I spent the last week implementing a company payroll for the SME I am here consulting. Dutifully inputting the salaries into an Open Office spreadsheet, on a slow and battered donated desktop PC, even I (with my limited grasp of local currency) had to do a double-take. You know how Cambridge students have spent the past couple of years valiantly striving to enforce a standardised cross-college living wage? Well, here there is no legal minimum wage. In my business, at least, I figured out that our workers earn, on average, 175,000 Ugandan Shilling (UGX) per month. Therefore, at the current exchange rate (£1 = roughly 5,500 shillings), they earn £31.57 a month. Under what should be a six-day standard working week, this works out at roughly £1.30 a day. For intense physical labour.

You’re probably thinking that Kampala is cheaper to live in than Cambridge and, obviously, you’d be spot on, but it’s not that cheap. I receive a stipend to cover travel, water and other expenses while at work.
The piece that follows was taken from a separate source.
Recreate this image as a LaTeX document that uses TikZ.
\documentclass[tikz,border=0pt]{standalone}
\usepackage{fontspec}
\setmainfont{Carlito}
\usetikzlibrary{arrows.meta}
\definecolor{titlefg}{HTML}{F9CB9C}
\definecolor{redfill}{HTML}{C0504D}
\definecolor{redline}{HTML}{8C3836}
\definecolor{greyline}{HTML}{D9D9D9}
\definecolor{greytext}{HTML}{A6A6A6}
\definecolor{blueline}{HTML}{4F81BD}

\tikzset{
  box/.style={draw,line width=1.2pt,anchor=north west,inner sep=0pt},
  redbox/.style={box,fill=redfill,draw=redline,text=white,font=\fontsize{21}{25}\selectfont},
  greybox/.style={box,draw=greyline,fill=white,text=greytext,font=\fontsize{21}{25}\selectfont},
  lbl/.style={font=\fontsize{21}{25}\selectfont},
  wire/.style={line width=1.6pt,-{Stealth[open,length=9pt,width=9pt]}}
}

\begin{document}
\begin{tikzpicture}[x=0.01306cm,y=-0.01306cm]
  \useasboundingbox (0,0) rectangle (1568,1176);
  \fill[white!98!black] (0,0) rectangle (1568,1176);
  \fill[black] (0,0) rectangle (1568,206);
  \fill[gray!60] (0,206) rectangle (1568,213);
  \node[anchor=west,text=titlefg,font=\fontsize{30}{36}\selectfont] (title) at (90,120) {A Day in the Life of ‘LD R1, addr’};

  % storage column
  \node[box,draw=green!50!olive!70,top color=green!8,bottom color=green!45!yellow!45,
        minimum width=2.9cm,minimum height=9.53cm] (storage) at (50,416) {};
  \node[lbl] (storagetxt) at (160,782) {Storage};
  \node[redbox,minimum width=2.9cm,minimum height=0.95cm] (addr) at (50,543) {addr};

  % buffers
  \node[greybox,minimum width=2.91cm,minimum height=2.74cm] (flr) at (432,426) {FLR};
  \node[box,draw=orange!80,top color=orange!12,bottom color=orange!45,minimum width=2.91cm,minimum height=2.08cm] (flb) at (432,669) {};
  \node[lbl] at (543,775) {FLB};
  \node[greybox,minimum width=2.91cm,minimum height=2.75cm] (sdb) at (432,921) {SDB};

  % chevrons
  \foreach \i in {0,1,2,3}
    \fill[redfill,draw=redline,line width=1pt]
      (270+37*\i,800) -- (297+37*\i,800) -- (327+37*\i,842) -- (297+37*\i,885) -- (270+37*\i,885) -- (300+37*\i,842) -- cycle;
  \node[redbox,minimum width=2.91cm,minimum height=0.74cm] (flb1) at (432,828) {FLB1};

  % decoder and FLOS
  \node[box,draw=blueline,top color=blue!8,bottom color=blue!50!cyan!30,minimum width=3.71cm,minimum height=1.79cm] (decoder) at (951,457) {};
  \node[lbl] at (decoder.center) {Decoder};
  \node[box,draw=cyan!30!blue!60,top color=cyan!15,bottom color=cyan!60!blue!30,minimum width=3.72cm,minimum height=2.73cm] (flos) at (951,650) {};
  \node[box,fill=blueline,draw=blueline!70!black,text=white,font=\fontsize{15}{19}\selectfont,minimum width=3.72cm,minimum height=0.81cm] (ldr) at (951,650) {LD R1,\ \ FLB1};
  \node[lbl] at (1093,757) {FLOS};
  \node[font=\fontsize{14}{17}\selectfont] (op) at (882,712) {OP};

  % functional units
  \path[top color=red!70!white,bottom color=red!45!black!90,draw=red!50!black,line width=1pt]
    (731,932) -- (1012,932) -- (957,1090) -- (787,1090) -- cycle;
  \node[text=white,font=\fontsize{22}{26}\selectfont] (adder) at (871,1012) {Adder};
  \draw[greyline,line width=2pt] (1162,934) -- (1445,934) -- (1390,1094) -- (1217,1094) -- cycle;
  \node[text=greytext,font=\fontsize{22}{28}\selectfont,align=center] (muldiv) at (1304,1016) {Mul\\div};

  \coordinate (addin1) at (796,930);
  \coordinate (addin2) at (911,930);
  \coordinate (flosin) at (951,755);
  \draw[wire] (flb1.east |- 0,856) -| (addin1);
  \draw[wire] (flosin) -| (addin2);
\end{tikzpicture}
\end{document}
As we are living with our Ugandan counterparts in host homes, we don’t need to think of rent, utilities, breakfast or dinner, yet our weekly allowance of 100,000 shillings (around £18.04) has been depleted by Friday. I don’t know, perhaps we’re just living extravagantly. I do regularly buy imported Weetabix.

What is disturbing is how lovely our business owner is: humble, friendly, thoughtful and honest. He buys me and my counterpart a takeaway lunch everyday; the most delicious chicken in a fragrant tomato sauce with an orange-spiced rice. We are bought crates of expensive bottled water, and his production manager brings us tea, coffee and Ugandan chapattis for ‘break tea’ at 10.30 every morning. As consultants, the owner’s forthcoming attitude and frank appraisal of his failures (shockingly, his biggest issue is ‘high staff turnover’) makes for easy work. We have been made to feel very comfortable: so what about the people who are physically producing his product?
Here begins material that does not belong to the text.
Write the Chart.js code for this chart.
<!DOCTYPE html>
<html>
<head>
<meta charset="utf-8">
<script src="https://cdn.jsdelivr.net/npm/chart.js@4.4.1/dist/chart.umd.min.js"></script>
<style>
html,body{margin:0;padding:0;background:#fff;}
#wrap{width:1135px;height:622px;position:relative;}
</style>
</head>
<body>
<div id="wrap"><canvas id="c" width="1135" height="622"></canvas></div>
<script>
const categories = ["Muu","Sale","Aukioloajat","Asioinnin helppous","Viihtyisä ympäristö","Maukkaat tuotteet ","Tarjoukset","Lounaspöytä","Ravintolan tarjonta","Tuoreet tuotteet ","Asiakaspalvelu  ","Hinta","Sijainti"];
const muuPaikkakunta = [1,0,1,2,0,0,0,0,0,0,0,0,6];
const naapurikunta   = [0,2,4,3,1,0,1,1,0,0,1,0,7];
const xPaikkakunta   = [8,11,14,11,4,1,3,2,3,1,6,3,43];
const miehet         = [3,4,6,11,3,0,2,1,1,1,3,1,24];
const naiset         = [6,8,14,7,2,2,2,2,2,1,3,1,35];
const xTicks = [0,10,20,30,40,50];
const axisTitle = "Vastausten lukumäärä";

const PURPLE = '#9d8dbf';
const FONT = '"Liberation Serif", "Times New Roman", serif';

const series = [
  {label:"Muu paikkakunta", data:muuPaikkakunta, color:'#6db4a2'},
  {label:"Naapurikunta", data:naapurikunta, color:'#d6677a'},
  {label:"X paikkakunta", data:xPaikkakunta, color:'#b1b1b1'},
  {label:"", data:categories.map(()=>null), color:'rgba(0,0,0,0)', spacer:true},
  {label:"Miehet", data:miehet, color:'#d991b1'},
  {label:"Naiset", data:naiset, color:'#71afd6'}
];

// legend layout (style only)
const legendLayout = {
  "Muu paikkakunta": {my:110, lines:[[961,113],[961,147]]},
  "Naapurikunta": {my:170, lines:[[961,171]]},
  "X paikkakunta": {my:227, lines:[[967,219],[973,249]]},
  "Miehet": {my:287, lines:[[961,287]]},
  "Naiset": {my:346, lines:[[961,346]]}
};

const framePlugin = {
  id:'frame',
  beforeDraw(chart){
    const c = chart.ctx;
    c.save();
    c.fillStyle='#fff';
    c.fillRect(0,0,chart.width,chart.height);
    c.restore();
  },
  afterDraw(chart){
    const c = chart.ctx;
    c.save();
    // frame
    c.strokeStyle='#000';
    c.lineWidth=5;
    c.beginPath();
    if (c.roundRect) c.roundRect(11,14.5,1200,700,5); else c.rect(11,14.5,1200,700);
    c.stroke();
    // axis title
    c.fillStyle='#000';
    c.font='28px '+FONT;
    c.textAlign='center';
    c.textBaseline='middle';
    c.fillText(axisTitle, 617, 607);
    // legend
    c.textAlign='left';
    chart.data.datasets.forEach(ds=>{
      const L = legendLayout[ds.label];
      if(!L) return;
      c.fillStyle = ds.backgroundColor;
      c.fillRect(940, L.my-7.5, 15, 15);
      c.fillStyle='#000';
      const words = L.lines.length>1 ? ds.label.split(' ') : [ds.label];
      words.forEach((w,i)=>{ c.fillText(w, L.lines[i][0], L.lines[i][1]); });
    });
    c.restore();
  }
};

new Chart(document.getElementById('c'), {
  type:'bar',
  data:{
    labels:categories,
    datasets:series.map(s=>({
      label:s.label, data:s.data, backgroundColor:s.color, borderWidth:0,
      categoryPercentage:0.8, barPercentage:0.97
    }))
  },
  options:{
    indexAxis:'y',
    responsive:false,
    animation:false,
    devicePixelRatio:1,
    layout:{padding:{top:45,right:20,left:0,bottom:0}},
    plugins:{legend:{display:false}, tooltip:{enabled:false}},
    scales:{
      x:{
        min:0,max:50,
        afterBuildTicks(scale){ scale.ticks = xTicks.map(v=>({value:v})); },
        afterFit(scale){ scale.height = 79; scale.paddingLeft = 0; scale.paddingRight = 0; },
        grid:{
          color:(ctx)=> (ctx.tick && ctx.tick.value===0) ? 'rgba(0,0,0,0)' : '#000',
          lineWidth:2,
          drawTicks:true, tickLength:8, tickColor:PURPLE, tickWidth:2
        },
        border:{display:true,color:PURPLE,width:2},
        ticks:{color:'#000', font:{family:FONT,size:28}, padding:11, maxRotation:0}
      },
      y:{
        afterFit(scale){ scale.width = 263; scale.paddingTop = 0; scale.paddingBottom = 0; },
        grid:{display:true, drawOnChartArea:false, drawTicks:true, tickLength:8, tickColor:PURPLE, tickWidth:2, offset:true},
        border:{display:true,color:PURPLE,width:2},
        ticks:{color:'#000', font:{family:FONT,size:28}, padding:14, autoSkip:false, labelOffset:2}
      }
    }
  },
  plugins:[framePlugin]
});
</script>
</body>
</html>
It doesn’t take a genius to figure it out: Uganda’s youth unemployment rate is consistently high, and it is the youngest country in the world. There is a whole lot of young men who need to make a living, and a whole lot of young men to replace them when the going gets tough. Our business owner is not alone in seeing the young as completely desperate, and completely disposable. Don’t want to work on Sundays? You don’t have to work at all. Don’t want to load and unload trucks for no additional pay? How about no pay, everyday? (Actually, I’m interning for free in a third-world country so… lesson?).

Have no fear, reader: I shall put the world to rights. Next week I am drafting an ‘employee welfare’ proposal, which I am in no doubt will change his entire culturally-ingrained attitude to Uganda’s working class overnight. Obviously. I can be puh-retty persuasive. Before you know it Christmas bonuses will be a thing in East Africa, and there will be a national worker’s holiday in my name. I live in hope.
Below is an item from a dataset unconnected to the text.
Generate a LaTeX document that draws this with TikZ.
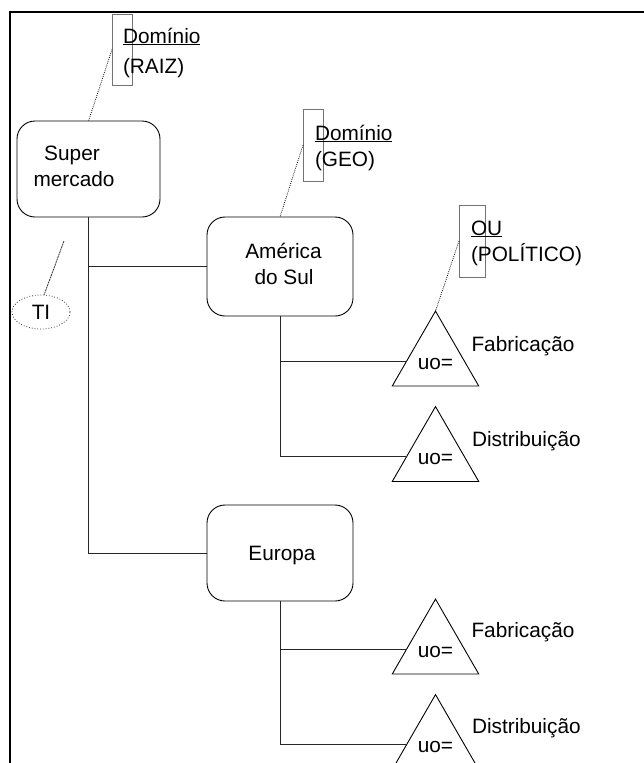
\documentclass[tikz,border=0pt]{standalone}
\usepackage{fontspec}
\setmainfont{Liberation Sans}
\usetikzlibrary{shapes.geometric}
\begin{document}
\begin{tikzpicture}[x=1pt,y=-1pt,
  txt/.style={font=\fontsize{20.8}{26}\selectfont, inner sep=0pt, outer sep=0pt},
  orgbox/.style={draw=black, line width=0.9pt, rounded corners=18pt, inner sep=0pt, outer sep=0pt},
  notebox/.style={draw=black!55, line width=1pt, inner sep=0pt, outer sep=0pt},
  ouunit/.style={regular polygon, regular polygon sides=3, minimum size=95.8pt,
    draw=black, line width=0.9pt, inner sep=0pt, outer sep=0pt,
    font=\fontsize{20.8}{26}\selectfont, text height=16pt, text depth=0pt},
  tree/.style={draw=black!85, line width=0.9pt},
  notelink/.style={draw=black, line width=0.8pt, dash pattern=on 0.8pt off 1.2pt},
  tilink/.style={draw=black!80, line width=0.8pt, dash pattern=on 2pt off 0.7pt}]

\useasboundingbox (0,0) rectangle (644,763);

% page frame (top and left edges)
\draw[line width=2.7pt] (10,763) -- (10,12) -- (644,12);

% root domain
\node[orgbox, minimum width=143pt, minimum height=96pt] (super) at (88.5,169) {};
\node[txt, anchor=base] (superl1) at (72,160) {Super};
\node[txt, anchor=base] (superl2) at (74,186) {mercado};

\node[notebox, minimum width=20pt, minimum height=71pt] (raiznote) at (122,49.5) {};
\node[txt, anchor=base west] (raizl1) at (123,43) {\underline{Domínio}};
\node[txt, anchor=base west] (raizl2) at (123,73) {(RAIZ)};

% geographic domains
\node[orgbox, minimum width=146pt, minimum height=99pt] (america) at (280,266.5) {};
\node[txt, anchor=base] (americal1) at (283.5,258) {América};
\node[txt, anchor=base] (americal2) at (284,284) {do Sul};

\node[notebox, minimum width=20pt, minimum height=72pt] (geonote) at (313,145) {};
\node[txt, anchor=base west] (geol1) at (315,140) {\underline{Domínio}};
\node[txt, anchor=base west] (geol2) at (315,166) {(GEO)};

\node[orgbox, minimum width=146pt, minimum height=96pt] (europa) at (280,553) {};
\node[txt, anchor=base] (europal) at (282,560) {Europa};

% organizational units
\node[ouunit] (tri1) at (435.5,361) {uo=};
\node[txt, anchor=base west] (tri1l) at (471.5,351) {Fabricação};
\node[ouunit] (tri2) at (435.5,456.5) {uo=};
\node[txt, anchor=base west] (tri2l) at (472,446.5) {Distribuição};
\node[ouunit] (tri3) at (435.5,649) {uo=};
\node[txt, anchor=base west] (tri3l) at (471.5,637) {Fabricação};
\node[ouunit] (tri4) at (435.5,744.5) {uo=};
\node[txt, anchor=base west] (tri4l) at (472,733) {Distribuição};

\node[notebox, minimum width=26pt, minimum height=72pt] (ounote) at (472,241) {};
\node[txt, anchor=base west] (oul1) at (471,235) {\underline{OU}};
\node[txt, anchor=base west] (oul2) at (471,261) {(POLÍTICO)};

% TI marker
\node[draw=black!80, dotted, line width=0.8pt, ellipse, minimum width=58pt, minimum height=34pt,
  txt] (ti) at (41,312) {TI};
\coordinate (tiend) at (64,241);

% hierarchy
\draw[tree] (super.south) |- (america.west);
\draw[tree] (super.south) |- (europa.west);
\draw[tree] (america.south) |- (tri1.180);
\draw[tree] (america.south) |- (tri2.180);
\draw[tree] (europa.south) |- (tri3.180);
\draw[tree] (europa.south) |- (tri4.180);

% annotation links
\draw[notelink] (raiznote.west) -- (super.north);
\draw[notelink] (geonote.west) -- (america.north);
\draw[notelink] (ounote.west) -- (tri1.corner 1);
\draw[tilink] (tiend) -- (ti.80);

\end{tikzpicture}
\end{document}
But allow me to part the clouds for a few bright rays of Ugandan sunshine: there are businesses who are taking it upon themselves to make a positive social impact. In fact, the charity for whom I’m consulting endeavours to find and support exactly those kinds of businesses, their owners and employees – it’s just that, in my case, the boss either lied about his ethical intentions or he just needs a little re-education (Is that patronising? It definitely is. I don’t really care).

For example, a fellow volunteer is supporting a single mother in starting an organic fertiliser company; last week I mentioned that although 90% of Ugandans work in the agriculture sector, currently only 4% of the nation’s farmland is irrigated. They have incredibly low mechanisation, and fertiliser usage is barely 10% of the world’s average. This is important because Uganda’s exports in anything other than coffee and tea are practically non-existent (and even those two are relatively slight). In UK supermarkets, you will find that the green beans have been imported from Kenya, Uganda’s neighbour; same climate, same terrain, different attitude. A small thing like encouraging farmers to use organic fertiliser can improve the quality of the produce enough to entice fruit and vegetable importers. Trust me, the quality of fruit and veg here is naturally decent, obviously – but it could be so much better. Even the mangoes are a disappointment.

Export equals better pay, which means larger farms, more employees – and a change in the government’s attitude towards subsidising farming.

I want to leave you with a summer reading recommendation: A Good African Story by Andrew Rugasira. A small coffee company wants to pay decent wages, provide a safe and hygienic work environment and create a strong and valued community. They become the most successful brand from Uganda – you can even buy their coffee in Waitrose.

I will leave my copy as a parting gift to my boss. Hint, hint.